Kevin Richardson
Texas Campaign for the Environment

Kevin writes about the history of industrial pollution and environmental activism in 1970s Japan. In his dissertation, entitled Scientific Wastelands and Toxic Utopias: The New Environmentalism of 1970s Japan, Kevin looks at how the postwar dream of limitless economic growth sustained by scientific progress transformed into a toxic nightmare in the 1970s, producing a national "pollution crisis" that threatened to undo the nation's rapid economic ascension. Focusing on the new environmentalist movements created in the crisis, he analyzes how diverse groups of citizens contested the paradigm of unlimited growth and the monopolization of science and technology by private industrial giants as the core of their environmental activism.

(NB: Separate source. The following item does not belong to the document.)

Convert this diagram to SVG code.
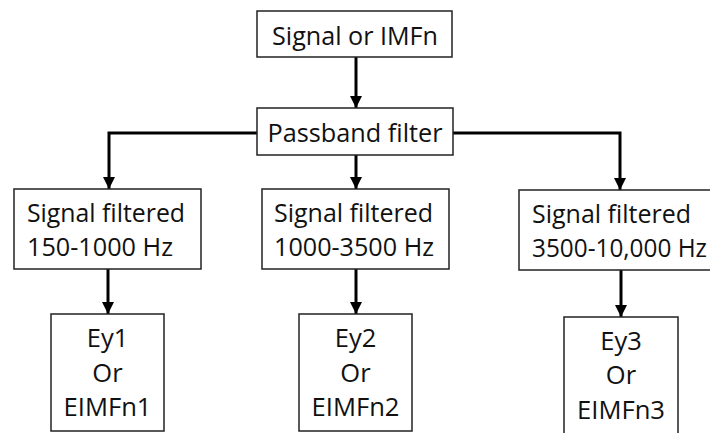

Kevin shows how Japanese environmentalist movements were based on rejecting economic developmentalism and mid-century utopian visions of scientific progress rather than romantic visions of nature or repudiating modern society. His work engages the complex negotiation between local and national-global environmental and political issues that environmentalists navigated in order to create a movement that engaged localized environmental concerns while contesting the structural politco-economic causes of ecological disruption. He pays particular attention to the roles of scientists and engineers in environmentalism who reflected on their own culpability in industrial pollution and became fierce environmental activists. Kevin considers the relevance of '70s Japanese environmentalism, which was premised on reforming economic policies as well as science and technology, to today's climate crisis.


Kevin's interests include the environmental history, science and technology studies, and the history of activism.